Task goal
Output the material beneath this task exactly, images excluded.
________
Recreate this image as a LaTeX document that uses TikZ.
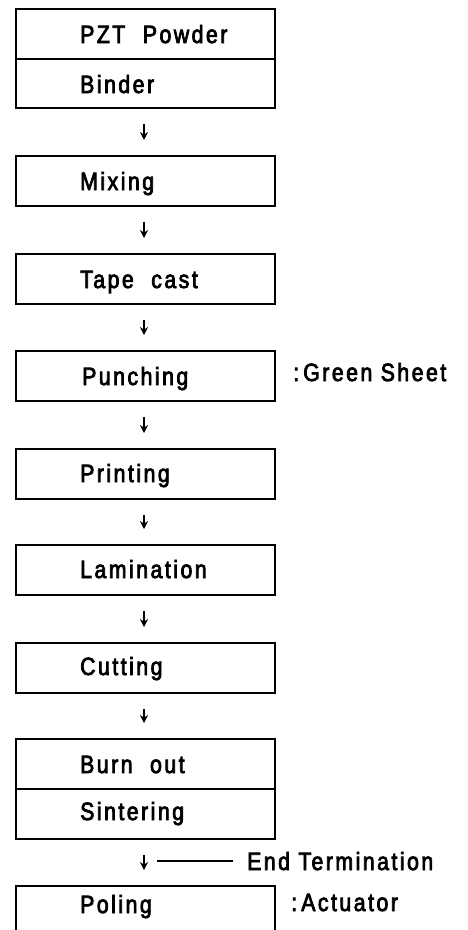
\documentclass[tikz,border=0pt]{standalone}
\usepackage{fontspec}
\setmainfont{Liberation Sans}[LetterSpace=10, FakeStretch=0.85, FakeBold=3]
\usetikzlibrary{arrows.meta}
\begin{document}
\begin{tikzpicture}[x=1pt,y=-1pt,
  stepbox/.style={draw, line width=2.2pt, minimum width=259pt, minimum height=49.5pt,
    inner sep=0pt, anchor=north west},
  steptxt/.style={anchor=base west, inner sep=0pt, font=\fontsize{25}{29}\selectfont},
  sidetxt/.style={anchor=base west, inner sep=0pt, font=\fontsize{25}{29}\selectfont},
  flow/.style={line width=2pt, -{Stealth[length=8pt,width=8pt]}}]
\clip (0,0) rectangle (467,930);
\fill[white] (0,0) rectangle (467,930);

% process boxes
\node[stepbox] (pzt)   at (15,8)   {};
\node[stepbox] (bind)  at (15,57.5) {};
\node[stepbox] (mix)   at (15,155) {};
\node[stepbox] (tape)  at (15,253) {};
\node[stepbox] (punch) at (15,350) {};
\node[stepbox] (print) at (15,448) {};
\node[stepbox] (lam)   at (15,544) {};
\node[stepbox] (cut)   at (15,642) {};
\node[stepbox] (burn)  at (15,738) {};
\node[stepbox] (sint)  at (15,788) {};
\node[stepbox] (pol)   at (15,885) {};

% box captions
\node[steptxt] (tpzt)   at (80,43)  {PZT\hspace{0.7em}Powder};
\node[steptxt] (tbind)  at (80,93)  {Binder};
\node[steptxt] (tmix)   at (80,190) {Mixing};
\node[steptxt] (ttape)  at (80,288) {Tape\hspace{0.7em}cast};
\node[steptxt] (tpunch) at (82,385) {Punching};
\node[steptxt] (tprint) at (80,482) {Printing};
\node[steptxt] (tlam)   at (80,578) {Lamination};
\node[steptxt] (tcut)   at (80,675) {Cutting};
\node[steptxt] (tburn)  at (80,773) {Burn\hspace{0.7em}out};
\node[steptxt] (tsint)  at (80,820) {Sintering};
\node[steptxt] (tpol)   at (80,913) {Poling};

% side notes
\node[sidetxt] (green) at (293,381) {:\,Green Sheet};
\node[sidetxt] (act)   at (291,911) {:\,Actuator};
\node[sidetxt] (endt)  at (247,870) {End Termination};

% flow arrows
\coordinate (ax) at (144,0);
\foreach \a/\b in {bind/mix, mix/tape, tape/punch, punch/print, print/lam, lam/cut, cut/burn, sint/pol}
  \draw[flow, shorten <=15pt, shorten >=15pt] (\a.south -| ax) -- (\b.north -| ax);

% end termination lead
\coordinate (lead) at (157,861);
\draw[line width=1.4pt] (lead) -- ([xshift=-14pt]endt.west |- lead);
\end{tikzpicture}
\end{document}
________
Result of this task
Recreate this image as a LaTeX document that uses TikZ.
\documentclass[tikz,border=0pt]{standalone}
\usepackage{fontspec}
\setmainfont{Liberation Sans}[LetterSpace=10, FakeStretch=0.85, FakeBold=3]
\usetikzlibrary{arrows.meta}
\begin{document}
\begin{tikzpicture}[x=1pt,y=-1pt,
  stepbox/.style={draw, line width=2.2pt, minimum width=259pt, minimum height=49.5pt,
    inner sep=0pt, anchor=north west},
  steptxt/.style={anchor=base west, inner sep=0pt, font=\fontsize{25}{29}\selectfont},
  sidetxt/.style={anchor=base west, inner sep=0pt, font=\fontsize{25}{29}\selectfont},
  flow/.style={line width=2pt, -{Stealth[length=8pt,width=8pt]}}]
\clip (0,0) rectangle (467,930);
\fill[white] (0,0) rectangle (467,930);

% process boxes
\node[stepbox] (pzt)   at (15,8)   {};
\node[stepbox] (bind)  at (15,57.5) {};
\node[stepbox] (mix)   at (15,155) {};
\node[stepbox] (tape)  at (15,253) {};
\node[stepbox] (punch) at (15,350) {};
\node[stepbox] (print) at (15,448) {};
\node[stepbox] (lam)   at (15,544) {};
\node[stepbox] (cut)   at (15,642) {};
\node[stepbox] (burn)  at (15,738) {};
\node[stepbox] (sint)  at (15,788) {};
\node[stepbox] (pol)   at (15,885) {};

% box captions
\node[steptxt] (tpzt)   at (80,43)  {PZT\hspace{0.7em}Powder};
\node[steptxt] (tbind)  at (80,93)  {Binder};
\node[steptxt] (tmix)   at (80,190) {Mixing};
\node[steptxt] (ttape)  at (80,288) {Tape\hspace{0.7em}cast};
\node[steptxt] (tpunch) at (82,385) {Punching};
\node[steptxt] (tprint) at (80,482) {Printing};
\node[steptxt] (tlam)   at (80,578) {Lamination};
\node[steptxt] (tcut)   at (80,675) {Cutting};
\node[steptxt] (tburn)  at (80,773) {Burn\hspace{0.7em}out};
\node[steptxt] (tsint)  at (80,820) {Sintering};
\node[steptxt] (tpol)   at (80,913) {Poling};

% side notes
\node[sidetxt] (green) at (293,381) {:\,Green Sheet};
\node[sidetxt] (act)   at (291,911) {:\,Actuator};
\node[sidetxt] (endt)  at (247,870) {End Termination};

% flow arrows
\coordinate (ax) at (144,0);
\foreach \a/\b in {bind/mix, mix/tape, tape/punch, punch/print, print/lam, lam/cut, cut/burn, sint/pol}
  \draw[flow, shorten <=15pt, shorten >=15pt] (\a.south -| ax) -- (\b.north -| ax);

% end termination lead
\coordinate (lead) at (157,861);
\draw[line width=1.4pt] (lead) -- ([xshift=-14pt]endt.west |- lead);
\end{tikzpicture}
\end{document}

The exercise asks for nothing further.